Farpoint Group –
There is little doubt that telephone headsets are one of the greatest inventions ever. I use one in the office with my desktop phone (an AT&T 955, which comes with a convenient 2.5-mm cellular-headset-compatible jack), and, of course, while on the road with my various cell phones. The primary reason I like headsets is ergonomic: using a headset produces a lot less strain on necks and elbows. I like headsets that hang over the ear, so that they're fundamentally light in weight, easy to put on and take off, and small to carry. For a long time I used a Jabra EarBud. This is the smallest headset available. It fits entirely in your ear, and uses bone conduction for a surprisingly good sound. Unfortunately, I never could get a good fit with the little gel things that are supposed to hold the device in your ear, so I've given up.
But the big issue I want to discuss is the debate over wired vs. wireless headsets (this is, after all, supposed to be a column about wireless technology). I am, again, no big fan of Bluetooth, but the one undeniable degree of success that Bluetooth has seen has been in headsets. Many cell phones now come with Bluetooth built in, and Bluetooth headsets are available from many sources. Just so the Jabra folks don't think I'm picking on them today (you may, after all, actually get a good fit with the EarBud), I urge you to check out the company's Bluetooth headset, though there are of course many others on the market.
I've been no big fan of Bluetooth because I think wireless LANs are a better choice for data communications and networking.
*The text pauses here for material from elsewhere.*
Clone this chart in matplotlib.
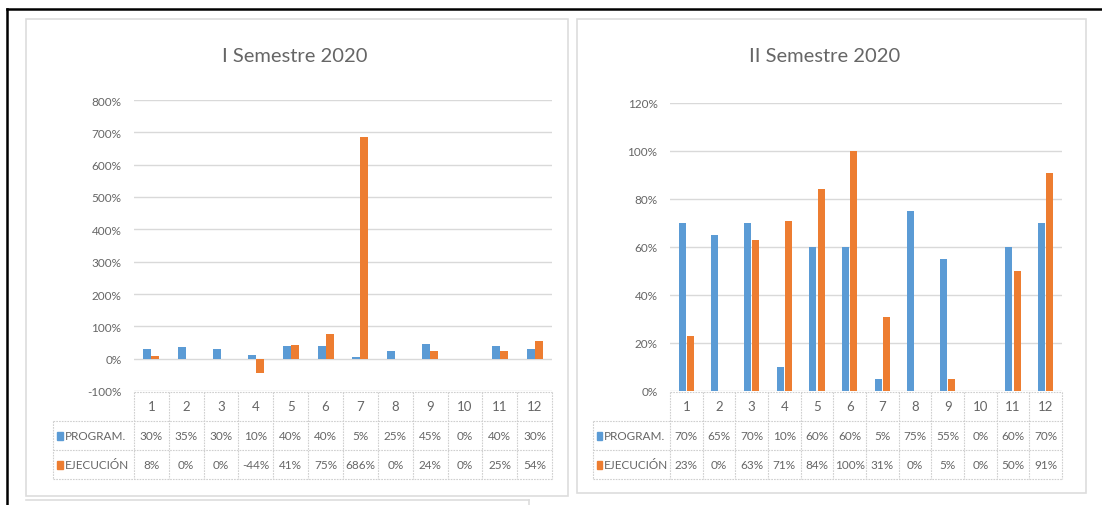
import matplotlib.pyplot as plt
from matplotlib.lines import Line2D
from matplotlib.patches import Rectangle

W, H = 1102, 506

meses = [str(m) for m in range(1, 13)]

prog_s1 = [30, 35, 30, 10, 40, 40, 5, 25, 45, 0, 40, 30]
ejec_s1 = [8, 0, 0, -44, 41, 75, 686, 0, 24, 0, 25, 54]

prog_s2 = [70, 65, 70, 10, 60, 60, 5, 75, 55, 0, 60, 70]
ejec_s2 = [23, 0, 63, 71, 84, 100, 31, 0, 5, 0, 50, 91]

ticks_s1 = [-100, 0, 100, 200, 300, 400, 500, 600, 700, 800]
ticks_s2 = [0, 20, 40, 60, 80, 100, 120]

AZUL = '#5B9BD5'
NARANJA = '#ED7D31'
GRIS_TXT = '#666666'
GRIS_LIN = '#D9D9D9'

plt.rcParams['font.family'] = ['Lato', 'DejaVu Sans']


def rect(x0, y0, x1, y1):
    # caja en pixeles (origen arriba a la izquierda) -> fracción de figura
    return [x0 / W, 1 - y1 / H, (x1 - x0) / W, (y1 - y0) / H]


def grafico(fig, titulo, prog, ejec, ticks, x0, x1, y_top, y_bot, legend_x, title_x, w, off):
    ax = fig.add_axes(rect(x0, y_top, x1, y_bot))
    n = len(meses)
    pos = list(range(n))
    ax.bar([p - off for p in pos], prog, width=w, color=AZUL, zorder=3)
    ax.bar([p + off for p in pos], ejec, width=w, color=NARANJA, zorder=3)
    ax.set_xlim(-0.5, n - 0.5)
    ax.set_ylim(ticks[0], ticks[-1])
    ax.set_yticks(ticks)
    ax.set_yticklabels([f'{t}%' for t in ticks], fontsize=8.5, color=GRIS_TXT)
    ax.set_xticks([])
    ax.tick_params(axis='y', length=0, pad=9)
    ax.yaxis.grid(True, color=GRIS_LIN, lw=1)
    ax.set_axisbelow(True)
    for s in ax.spines.values():
        s.set_visible(False)
    ax.patch.set_alpha(0)

    fig.text(title_x / W, 1 - 57 / H, titulo, fontsize=14.5, color=GRIS_TXT,
             ha='center', va='center')

    # tabla de datos debajo del gráfico
    tb = fig.add_axes(rect(x0, 393, x1, 480))
    tb.set_xlim(-0.5, n - 0.5)
    tb.set_ylim(3, 0)
    tb.axis('off')
    cat_w = (x1 - x0) / n
    izq = -0.5 - (x0 - legend_x) / cat_w
    ls = dict(color='#CFCFCF', lw=0.8, linestyle=(0, (1.5, 1)), clip_on=False)
    tb.add_line(Line2D([-0.5, n - 0.5], [0, 0], **ls))
    for r in (1, 2, 3):
        tb.add_line(Line2D([izq, n - 0.5], [r, r], **ls))
    for k in range(n + 1):
        tb.add_line(Line2D([k - 0.5, k - 0.5], [0, 3], **ls))
    tb.add_line(Line2D([izq, izq], [1, 3], **ls))

    for k in range(n):
        tb.text(k, 0.5, meses[k], ha='center', va='center', fontsize=9.5, color=GRIS_TXT)
        tb.text(k, 1.5, f'{prog[k]}%', ha='center', va='center', fontsize=8.5, color=GRIS_TXT)
        tb.text(k, 2.5, f'{ejec[k]}%', ha='center', va='center', fontsize=8.5, color=GRIS_TXT)

    for r, (nombre, col) in enumerate([('PROGRAM.', AZUL), ('EJECUCIÓN', NARANJA)]):
        tb.add_patch(Rectangle((izq + 0.12, 1.38 + r), 0.16, 0.26, color=col, clip_on=False))
        tb.text(izq + 0.34, 1.5 + r, nombre, ha='left', va='center', fontsize=8.5,
                color=GRIS_TXT, clip_on=False)
    return ax


fig = plt.figure(figsize=(W / 100, H / 100), dpi=100)

# marco exterior
fig.add_artist(Line2D([7 / W, 1], [1 - 10 / H] * 2, color='black', lw=1.8))
fig.add_artist(Line2D([7 / W] * 2, [1 - 10 / H, 0], color='black', lw=1.8))

# paneles de los dos gráficos
for px0, px1, py1 in [(26, 568, 497), (577, 1086, 494)]:
    fig.add_artist(Rectangle((px0 / W, 1 - py1 / H), (px1 - px0) / W, (py1 - 20) / H,
                             fill=False, edgecolor='#DDDDDD', lw=1.2))
fig.add_artist(Line2D([26 / W, 529 / W], [1 - 501 / H] * 2, color='#DDDDDD', lw=1.2))
fig.add_artist(Line2D([529 / W] * 2, [1 - 501 / H, 0], color='#DDDDDD', lw=1.2))

grafico(fig, 'I Semestre 2020', prog_s1, ejec_s1, ticks_s1,
        134, 552, 101, 392, 53, 295, 0.23, 0.115)
grafico(fig, 'II Semestre 2020', prog_s2, ejec_s2, ticks_s2,
        670, 1062, 104, 392, 593, 825, 0.21, 0.13)

fig.savefig('out.png', dpi=100)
But I don't think I'd want Wi-Fi in a headset; it consumes too much power, and you don't really need a network-attached headset in the first place. But Bluetooth in no panacea either:
•Wireless headsets are by definition going to be bigger, heavier, and bulkier than wired models.
•They're also going to be much more expensive.
•They will be less secure, although I think the threat of eavesdropping is relatively minor.
•Being battery powered, they may give out at the worst possible time.
But the appeal of a wireless headset is undeniable. Fumbling with the cord when the phone rings is often painful, and the cord can be uncomfortable when it snags on something. Overall, though, I continue to go with the corded solution myself. I'm presently using a Plantronics M130 when on the road. It has a number of convenient features, including a mute button, volume control, and a handy switch to match the volume level to that of your phone. Since I primarily use my cell phone to make calls (it's usually off), having to haul out the cord isn't much of an inconvenience for me.
If you really want to go cordless, let me suggest products based on Aura Communications' (magnetic-field technology. These tend to be less expensive than Bluetooth headsets, and aren't subject to interference from other 2.4-GHz. traffic. Of course, if your phone has Bluetooth built in, you've got to consider the convenience that comes from having one end of the connection already. Hopefully, Aura will make some progress in getting their technology into handsets in place of Bluetooth, but that's a long road indeed. Ultimately, I think ultrawideband technology has a place in headsets, even though the throughput that standard will offer is overkill. I'm expecting, though, that UWB chips will be really cheap, and their limited range and low power consumption are big pluses in the headset world.
Finally, a couple of words on safety. Many believe that using a headset while driving is inherently safer than holding a handset to one's ear. While keeping both hands on the wheel is always a good idea, I'm not sure if headsets make us any safer. The problem is that, for some reason, we tend to hyper-focus on the phone call when conversing, to the detriment of other activities we're attempting at the same time, whether adding the baking powder to a cake or operating a motor vehicle. The problem is inattention blindness, and it's the reason most of us really shouldn't attempt much else while driving. You can read a great paper on this phenomenon (in PDF format) that may give you pause about the whole headset-while-driving debate.
Regardless, I think we'll see continual progress in wireless headsets going forward. I really do like the concept, and I certainly like headsets. Once we move beyond Bluetooth, I think we'll see a broad range of products and lower prices. Of course, I'll probably still use a corded headset myself, and save the airwaves for Wi-Fi and its brethren.